One of the hallmarks of this wheeling and dealing Nuggets offense is its discretion. Jokic’s brilliance and versatility anchors their league-best offense, but the intentionality and selectivity behind their hunting of mismatches are distinguishing pillars as well. Whereas a prolific regular season offense like the Boston Celtics sees possessions devolve, with attempts to laser in on a specific mismatch stalling out — which ultimately hampered their playoff viability — Denver does not get sidetracked; the Philadelphia 76ers were schematically different than Boston but encountered similar postseason hurdles following regular season profits. Instead, the Nuggets ruthlessly expose mismatches and are keen recognizing how and when to solidify them, but refuse to seek them out to the detriment of offensive flow.

Murray helps establish that identity. Time and time again, he strung out a ball screen by wielding his scoring aura and occupying Adebayo to thread open shots or mismatches for his MVP dance partner. Cadence is a crucial component of effective ball-handling; great initiators like Steve Nash and Chris Paul exemplify its vitality. Murray’s cadence continually eased offense for the Nuggets and placed Miami in a bind.

A few of these plays don’t even result in assists for him, but underscore he and Denver’s steadfast capacity to weaponize the multifaceted nature of their offense. Sometimes, Miami’s least harmful option was to switch. Murray happily obliged.

Murray and Jokic are the NBA’s most harmonic star duo. They’re a pair of three-level scorers, one of whom is 6’4 and an off-the-dribble killer, the other of whom is 6’11, a passing savant and an unflinching workhorse down low, in addition to his other exploits that such a brief label cannot properly capture. Anywhere within ~25 feet of the hoop graces their scoring domains. Their two-man game is prevalent in an array of actions. That is why Miami resigned itself to switching their screens so frequently. The alternatives likely meant granting one of them an open road to rock out.

But their contrasting builds and repertoires are similarly why they both bask in those chances. A switch is usually a deathknell for the defense. Murray guaranteed that it would be for Miami, especially later in the series.
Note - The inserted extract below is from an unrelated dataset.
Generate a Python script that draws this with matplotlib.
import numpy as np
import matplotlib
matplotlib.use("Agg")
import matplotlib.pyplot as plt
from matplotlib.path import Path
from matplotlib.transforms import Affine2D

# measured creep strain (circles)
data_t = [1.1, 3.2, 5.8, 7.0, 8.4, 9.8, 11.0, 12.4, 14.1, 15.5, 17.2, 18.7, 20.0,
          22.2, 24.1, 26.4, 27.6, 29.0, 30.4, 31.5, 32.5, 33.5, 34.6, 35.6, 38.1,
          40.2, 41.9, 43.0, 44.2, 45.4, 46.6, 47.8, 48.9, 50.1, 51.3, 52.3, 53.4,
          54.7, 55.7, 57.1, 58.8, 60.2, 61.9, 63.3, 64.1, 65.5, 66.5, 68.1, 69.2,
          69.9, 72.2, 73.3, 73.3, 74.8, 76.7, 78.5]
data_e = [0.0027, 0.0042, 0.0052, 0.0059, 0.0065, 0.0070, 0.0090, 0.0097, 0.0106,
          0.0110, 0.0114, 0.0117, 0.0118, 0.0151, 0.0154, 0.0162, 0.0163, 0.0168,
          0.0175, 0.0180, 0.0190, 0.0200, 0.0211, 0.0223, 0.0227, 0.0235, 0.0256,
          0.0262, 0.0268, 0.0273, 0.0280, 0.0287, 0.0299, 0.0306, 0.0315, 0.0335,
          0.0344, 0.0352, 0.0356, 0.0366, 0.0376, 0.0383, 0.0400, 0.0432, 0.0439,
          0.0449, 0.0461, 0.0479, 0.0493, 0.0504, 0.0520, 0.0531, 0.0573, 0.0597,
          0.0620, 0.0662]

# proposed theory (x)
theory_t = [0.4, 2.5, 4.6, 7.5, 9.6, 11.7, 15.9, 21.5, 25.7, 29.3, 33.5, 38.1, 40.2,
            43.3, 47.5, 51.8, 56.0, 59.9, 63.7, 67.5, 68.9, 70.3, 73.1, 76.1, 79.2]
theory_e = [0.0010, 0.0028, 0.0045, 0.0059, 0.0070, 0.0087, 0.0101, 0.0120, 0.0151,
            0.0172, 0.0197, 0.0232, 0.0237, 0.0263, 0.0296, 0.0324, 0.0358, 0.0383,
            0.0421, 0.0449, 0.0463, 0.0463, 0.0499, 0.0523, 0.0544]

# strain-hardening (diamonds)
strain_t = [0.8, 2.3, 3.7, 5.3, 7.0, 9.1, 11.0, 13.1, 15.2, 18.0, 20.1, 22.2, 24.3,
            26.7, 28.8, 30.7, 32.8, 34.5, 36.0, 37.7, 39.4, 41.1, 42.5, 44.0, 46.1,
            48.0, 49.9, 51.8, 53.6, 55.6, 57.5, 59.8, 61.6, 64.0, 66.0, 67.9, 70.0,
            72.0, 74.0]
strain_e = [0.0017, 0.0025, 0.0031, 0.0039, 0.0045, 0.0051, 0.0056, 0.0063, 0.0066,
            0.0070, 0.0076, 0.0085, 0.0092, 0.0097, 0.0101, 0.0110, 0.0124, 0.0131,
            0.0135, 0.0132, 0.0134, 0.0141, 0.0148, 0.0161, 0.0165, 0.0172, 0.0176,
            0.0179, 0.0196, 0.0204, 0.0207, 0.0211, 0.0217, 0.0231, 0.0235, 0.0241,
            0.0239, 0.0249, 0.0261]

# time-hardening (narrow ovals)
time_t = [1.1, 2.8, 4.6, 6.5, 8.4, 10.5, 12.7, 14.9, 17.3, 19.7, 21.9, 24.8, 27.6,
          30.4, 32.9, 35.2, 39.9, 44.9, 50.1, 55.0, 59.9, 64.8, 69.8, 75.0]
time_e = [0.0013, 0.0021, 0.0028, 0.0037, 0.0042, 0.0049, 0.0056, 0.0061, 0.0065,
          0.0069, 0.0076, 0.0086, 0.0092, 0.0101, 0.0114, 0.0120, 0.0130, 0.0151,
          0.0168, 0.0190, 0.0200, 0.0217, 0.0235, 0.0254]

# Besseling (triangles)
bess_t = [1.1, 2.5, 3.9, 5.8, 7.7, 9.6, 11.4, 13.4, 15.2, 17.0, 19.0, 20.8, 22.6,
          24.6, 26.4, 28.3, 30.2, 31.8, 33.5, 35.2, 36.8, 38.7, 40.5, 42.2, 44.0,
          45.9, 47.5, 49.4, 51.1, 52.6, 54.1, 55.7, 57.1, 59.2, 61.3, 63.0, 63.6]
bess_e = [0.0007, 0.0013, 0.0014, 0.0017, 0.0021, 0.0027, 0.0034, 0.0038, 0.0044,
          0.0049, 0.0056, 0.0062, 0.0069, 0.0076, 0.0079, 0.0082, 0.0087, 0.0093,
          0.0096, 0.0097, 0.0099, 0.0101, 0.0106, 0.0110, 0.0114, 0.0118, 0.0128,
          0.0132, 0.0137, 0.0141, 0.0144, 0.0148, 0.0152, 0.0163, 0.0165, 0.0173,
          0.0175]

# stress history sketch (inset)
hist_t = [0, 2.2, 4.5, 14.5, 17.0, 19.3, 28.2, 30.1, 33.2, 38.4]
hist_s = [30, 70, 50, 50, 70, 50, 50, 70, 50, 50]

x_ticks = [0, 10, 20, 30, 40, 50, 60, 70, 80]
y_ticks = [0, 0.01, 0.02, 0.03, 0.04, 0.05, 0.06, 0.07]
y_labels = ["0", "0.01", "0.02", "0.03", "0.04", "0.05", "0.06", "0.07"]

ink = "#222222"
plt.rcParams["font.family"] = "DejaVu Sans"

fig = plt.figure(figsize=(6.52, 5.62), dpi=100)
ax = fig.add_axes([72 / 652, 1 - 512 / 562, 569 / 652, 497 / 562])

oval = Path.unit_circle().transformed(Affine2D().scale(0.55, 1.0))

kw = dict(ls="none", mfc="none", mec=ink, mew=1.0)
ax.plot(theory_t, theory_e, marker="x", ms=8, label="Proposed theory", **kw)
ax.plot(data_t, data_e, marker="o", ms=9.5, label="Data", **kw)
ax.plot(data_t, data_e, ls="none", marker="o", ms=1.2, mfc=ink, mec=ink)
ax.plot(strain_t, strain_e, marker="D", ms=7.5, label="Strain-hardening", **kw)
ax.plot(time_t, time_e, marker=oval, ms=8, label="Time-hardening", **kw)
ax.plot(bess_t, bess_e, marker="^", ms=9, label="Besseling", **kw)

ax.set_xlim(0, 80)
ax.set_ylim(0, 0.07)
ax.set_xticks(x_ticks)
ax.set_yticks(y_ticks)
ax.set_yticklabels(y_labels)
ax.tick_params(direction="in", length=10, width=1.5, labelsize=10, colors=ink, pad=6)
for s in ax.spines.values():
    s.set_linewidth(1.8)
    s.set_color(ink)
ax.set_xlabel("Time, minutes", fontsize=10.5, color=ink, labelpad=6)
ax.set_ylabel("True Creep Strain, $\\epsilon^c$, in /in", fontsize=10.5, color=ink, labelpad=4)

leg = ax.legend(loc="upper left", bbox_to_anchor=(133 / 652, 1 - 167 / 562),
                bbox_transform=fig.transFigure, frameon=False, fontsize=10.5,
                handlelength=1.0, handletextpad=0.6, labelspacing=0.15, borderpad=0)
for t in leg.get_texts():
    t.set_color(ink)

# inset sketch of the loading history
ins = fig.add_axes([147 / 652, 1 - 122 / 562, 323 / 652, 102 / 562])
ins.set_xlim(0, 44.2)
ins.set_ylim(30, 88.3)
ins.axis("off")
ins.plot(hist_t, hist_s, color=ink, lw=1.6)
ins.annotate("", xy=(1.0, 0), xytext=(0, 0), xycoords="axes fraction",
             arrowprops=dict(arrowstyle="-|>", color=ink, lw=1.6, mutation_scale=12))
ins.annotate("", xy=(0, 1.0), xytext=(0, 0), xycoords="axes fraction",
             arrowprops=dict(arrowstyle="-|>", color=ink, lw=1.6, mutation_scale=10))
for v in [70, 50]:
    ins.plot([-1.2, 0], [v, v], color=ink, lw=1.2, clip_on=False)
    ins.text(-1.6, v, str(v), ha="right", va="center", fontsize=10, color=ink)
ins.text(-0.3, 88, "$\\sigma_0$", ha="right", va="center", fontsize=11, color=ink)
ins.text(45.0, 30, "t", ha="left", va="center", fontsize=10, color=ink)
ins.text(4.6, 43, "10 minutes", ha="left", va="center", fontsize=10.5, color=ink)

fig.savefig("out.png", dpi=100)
After Game 1, when Murray scored 26 points on 22 shots to open the series, the Heat put Jimmy Butler on him and brought strong-side help in the midrange to curtail his scoring. After Game 3, when he countered that fleetingly successful gambit and scored 34 points on 22 shots, they trapped him more and tried to take away Jokic as a release valve by rotating a third defender into their actions. Routinely doubled by a bouquet of imposing limbs or wrangling with Adebayo, he tallied 20 assists to six turnovers in a pair of victories.
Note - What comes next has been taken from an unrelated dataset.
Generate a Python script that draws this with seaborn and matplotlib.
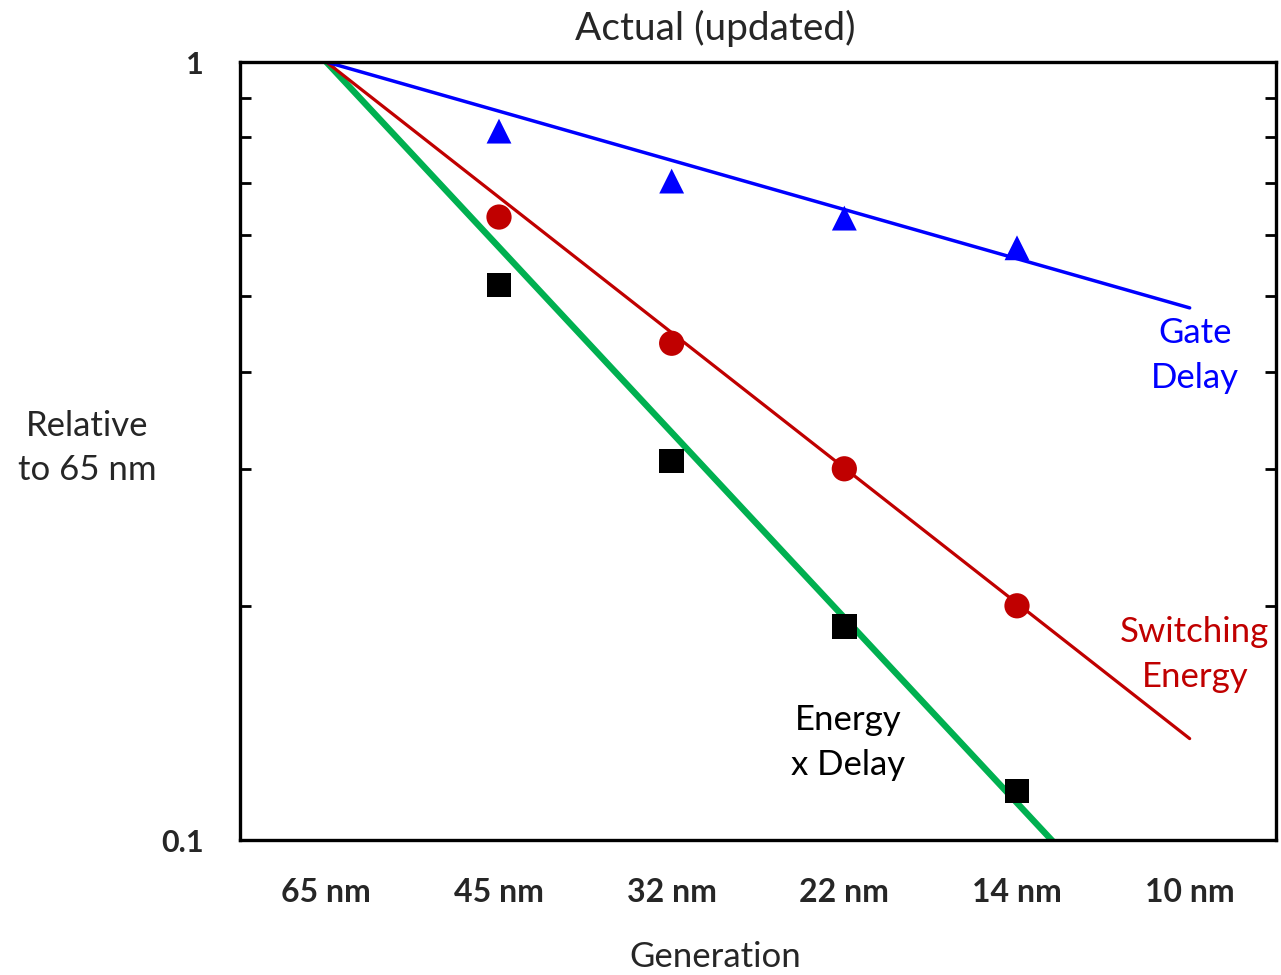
import numpy as np
import pandas as pd
import matplotlib
matplotlib.use("Agg")
import matplotlib.pyplot as plt
import seaborn as sns
from matplotlib.ticker import FixedLocator, NullFormatter

# %%
# values (relative to 65 nm)
generations = ["65 nm", "45 nm", "32 nm", "22 nm", "14 nm", "10 nm"]

gate_delay = [0.815, 0.703, 0.630, 0.577]          # 45 .. 14 nm
switching_energy = [0.632, 0.435, 0.300, 0.200]
energy_delay = [0.517, 0.307, 0.188, 0.1156]
point_gens = ["45 nm", "32 nm", "22 nm", "14 nm"]

# trend lines: 65 nm -> 10 nm
trend_gens = ["65 nm", "10 nm"]
gate_trend = [1.0, 0.483]
switch_trend = [1.0, 0.135]
ed_trend = [1.0, 0.0645]

BLUE = "#0000FF"
RED = "#C00000"
GREEN = "#00B050"

# %%
sns.set_style("white")
plt.rcParams["font.family"] = ["Lato", "DejaVu Sans"]

pos = {g: i for i, g in enumerate(generations)}
px = [pos[g] for g in point_gens]
tx = [pos[g] for g in trend_gens]

fig = plt.figure(figsize=(12.81, 9.75), dpi=100)
ax = fig.add_axes([240 / 1281, 1 - 840 / 975, (1276 - 240) / 1281, (840 - 62) / 975])

sns.lineplot(x=tx, y=ed_trend, color=GREEN, linewidth=4.6, ax=ax)
sns.lineplot(x=tx, y=switch_trend, color=RED, linewidth=2.3, ax=ax)
sns.lineplot(x=tx, y=gate_trend, color=BLUE, linewidth=2.5, ax=ax)

sns.scatterplot(x=px, y=gate_delay, marker="^", s=320, color=BLUE, edgecolor="none", ax=ax, zorder=4)
sns.scatterplot(x=px, y=switching_energy, marker="o", s=330, color=RED, edgecolor="none", ax=ax, zorder=4)
sns.scatterplot(x=px, y=energy_delay, marker="s", s=310, color="black", edgecolor="none", ax=ax, zorder=4)

ax.set_yscale("log")
ax.set_ylim(0.1, 1)
ax.set_xlim(-0.5, 5.5)

ax.yaxis.set_major_locator(FixedLocator([0.1, 1]))
ax.set_yticklabels(["0.1", "1"], fontsize=22, fontweight="bold")
ax.yaxis.set_minor_locator(FixedLocator(np.arange(0.2, 1.0, 0.1)))
ax.yaxis.set_minor_formatter(NullFormatter())
ax.tick_params(axis="y", which="both", direction="in", left=True, right=True,
               length=8, width=2, color="black", pad=26)

ax.set_xticks(range(len(generations)))
ax.set_xticklabels(generations, fontsize=23, fontweight="bold")
ax.tick_params(axis="x", which="both", bottom=False, top=False, pad=24)

for s in ax.spines.values():
    s.set_color("black")
    s.set_linewidth(2.4)

ax.set_xlabel("")
ax.set_ylabel("")

fig.text(715 / 1281, 1 - 28 / 975, "Actual (updated)", ha="center", va="center", fontsize=28)
fig.text(715 / 1281, 1 - 957 / 975, "Generation", ha="center", va="center", fontsize=25)
fig.text(87 / 1281, 1 - 448 / 975, "Relative\nto 65 nm", ha="center", va="center",
         fontsize=25, linespacing=1.5)

ax.text(5.03, 0.420, "Gate\nDelay", color=BLUE, ha="center", va="center", fontsize=25,
        linespacing=1.5)
ax.text(5.03, 0.173, "Switching\nEnergy", color=RED, ha="center", va="center", fontsize=25,
        linespacing=1.5, clip_on=False)
ax.text(3.02, 0.1336, "Energy\nx Delay", color="black", ha="center", va="center", fontsize=25,
        linespacing=1.5)

fig.savefig("out.png", dpi=100)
While Jokic is resolutely his first look as a passer, he mixed in plenty other snappy, discerning reads to exploit all the eyeballs and bodies locked onto him. Or, more succinctly, he did what any star initiator must when engulfed. He did it for five consecutive games. By the end of those 240 minutes, he’d scaled to the summit of the NBA after years of lessons, patience, anguish, breakthroughs and every other moment dotted on a determined champion’s timeline.

As Denver rollicked to this ring, with Murray relishing a central role, the bewilderment of his zero All-Star appearances emerged and blossomed in curiosity. That arbitrary signifier is irrelevant to his impact and importance on winning, though. As his sixth season concludes, Murray stands atop of the league and is one of its best guards, regardless of any All-Star credentials. Much like his Mile High contemporaries, he’s grown his game every year, and it’s exactly why he and they are 2022-23 NBA champions — now and forever.